(Data extract)
====================
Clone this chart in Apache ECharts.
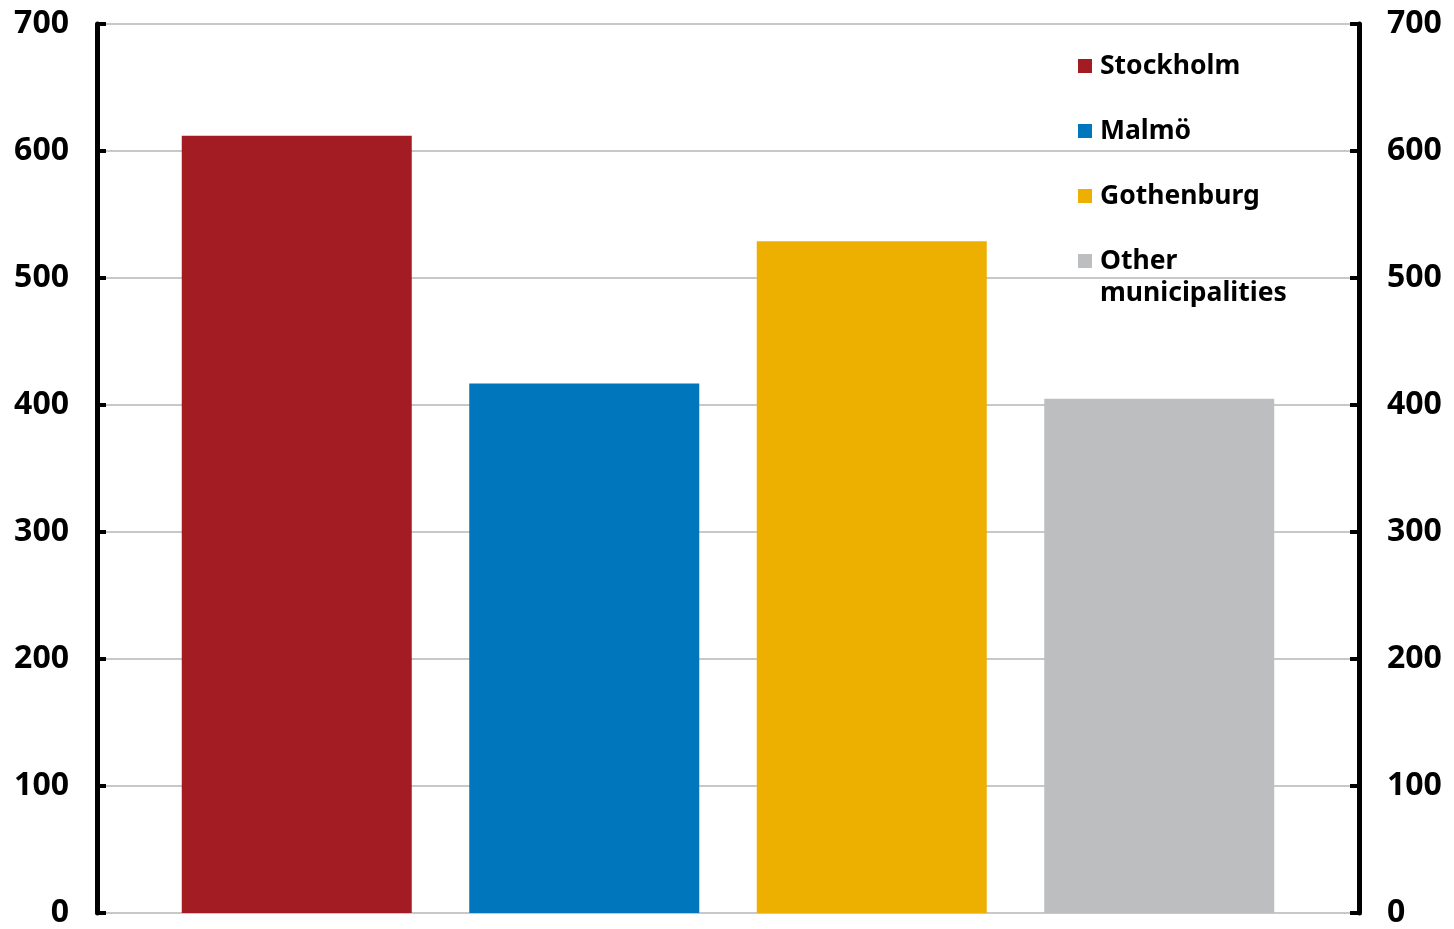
<!DOCTYPE html>
<html>
<head>
<meta charset="utf-8">
<script src="https://cdn.jsdelivr.net/npm/echarts@6/dist/echarts.min.js"></script>
<style>
  html, body { margin: 0; padding: 0; background: #fff; }
  #chart { width: 1454px; height: 929px; }
</style>
</head>
<body>
<div id="chart"></div>
<script>
const SERIES_NAMES = ['Stockholm', 'Malmö', 'Gothenburg', 'Other municipalities'];
const SERIES_VALUES = [612, 417, 529, 405];
const SERIES_COLORS = ['#A31C24', '#0077BD', '#EDB000', '#BDBEC0'];
const CATEGORIES = [''];

const FONT = '"Noto Sans", sans-serif';

const chart = echarts.init(document.getElementById('chart'), null, { renderer: 'canvas' });

const axisCommon = {
    type: 'value',
    min: 0,
    max: 700,
    interval: 100,
    axisLine: { show: true, lineStyle: { color: '#000', width: 5 } },
    axisTick: { show: true, inside: true, length: 9, lineStyle: { color: '#000', width: 4 } },
    axisLabel: { color: '#000', fontSize: 32, fontWeight: 'bold', fontFamily: FONT, margin: 28 },
    splitLine: { show: true, lineStyle: { color: '#c8c8c8', width: 2 } }
};

const legendCommon = {
    orient: 'vertical',
    left: 1073,
    itemWidth: 14,
    itemHeight: 14,
    itemGap: 33,
    icon: 'rect',
    textStyle: { color: '#000', fontSize: 26.5, fontWeight: 'bold', fontFamily: FONT, lineHeight: 32, padding: [0, 0, 0, 3] }
};

const option = {
    backgroundColor: '#fff',
    animation: false,
    grid: { left: 97, right: 95, top: 24, bottom: 12, containLabel: false },
    legend: [
        Object.assign({}, legendCommon, { top: 45, data: SERIES_NAMES.slice(0, 3) }),
        // blank first line keeps the icon beside "Other" instead of between the two lines
        Object.assign({}, legendCommon, {
            top: 208,
            data: SERIES_NAMES.slice(3),
            formatter: name => '\n' + name.replace(' ', '\n')
        })
    ],
    xAxis: {
        type: 'category',
        data: CATEGORIES,
        axisLine: { show: false },
        axisTick: { show: false },
        axisLabel: { show: false }
    },
    yAxis: [
        Object.assign({ position: 'left' }, axisCommon),
        Object.assign({ position: 'right' }, axisCommon, { splitLine: { show: false } })
    ],
    series: SERIES_NAMES.map((name, i) => ({
        name,
        type: 'bar',
        data: [SERIES_VALUES[i]],
        barWidth: 230,
        barGap: '25%',
        itemStyle: { color: SERIES_COLORS[i] }
    }))
};

chart.setOption(option);
</script>
</body>
</html>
====================
Without the pictures, write out all of the material exactly.

Clone this chart in Apache ECharts.
<!DOCTYPE html>
<html>
<head>
<meta charset="utf-8">
<script src="https://cdn.jsdelivr.net/npm/echarts@6/dist/echarts.min.js"></script>
<style>
  html, body { margin: 0; padding: 0; background: #fff; }
  #chart { width: 1454px; height: 929px; }
</style>
</head>
<body>
<div id="chart"></div>
<script>
const SERIES_NAMES = ['Stockholm', 'Malmö', 'Gothenburg', 'Other municipalities'];
const SERIES_VALUES = [612, 417, 529, 405];
const SERIES_COLORS = ['#A31C24', '#0077BD', '#EDB000', '#BDBEC0'];
const CATEGORIES = [''];

const FONT = '"Noto Sans", sans-serif';

const chart = echarts.init(document.getElementById('chart'), null, { renderer: 'canvas' });

const axisCommon = {
    type: 'value',
    min: 0,
    max: 700,
    interval: 100,
    axisLine: { show: true, lineStyle: { color: '#000', width: 5 } },
    axisTick: { show: true, inside: true, length: 9, lineStyle: { color: '#000', width: 4 } },
    axisLabel: { color: '#000', fontSize: 32, fontWeight: 'bold', fontFamily: FONT, margin: 28 },
    splitLine: { show: true, lineStyle: { color: '#c8c8c8', width: 2 } }
};

const legendCommon = {
    orient: 'vertical',
    left: 1073,
    itemWidth: 14,
    itemHeight: 14,
    itemGap: 33,
    icon: 'rect',
    textStyle: { color: '#000', fontSize: 26.5, fontWeight: 'bold', fontFamily: FONT, lineHeight: 32, padding: [0, 0, 0, 3] }
};

const option = {
    backgroundColor: '#fff',
    animation: false,
    grid: { left: 97, right: 95, top: 24, bottom: 12, containLabel: false },
    legend: [
        Object.assign({}, legendCommon, { top: 45, data: SERIES_NAMES.slice(0, 3) }),
        // blank first line keeps the icon beside "Other" instead of between the two lines
        Object.assign({}, legendCommon, {
            top: 208,
            data: SERIES_NAMES.slice(3),
            formatter: name => '\n' + name.replace(' ', '\n')
        })
    ],
    xAxis: {
        type: 'category',
        data: CATEGORIES,
        axisLine: { show: false },
        axisTick: { show: false },
        axisLabel: { show: false }
    },
    yAxis: [
        Object.assign({ position: 'left' }, axisCommon),
        Object.assign({ position: 'right' }, axisCommon, { splitLine: { show: false } })
    ],
    series: SERIES_NAMES.map((name, i) => ({
        name,
        type: 'bar',
        data: [SERIES_VALUES[i]],
        barWidth: 230,
        barGap: '25%',
        itemStyle: { color: SERIES_COLORS[i] }
    }))
};

chart.setOption(option);
</script>
</body>
</html>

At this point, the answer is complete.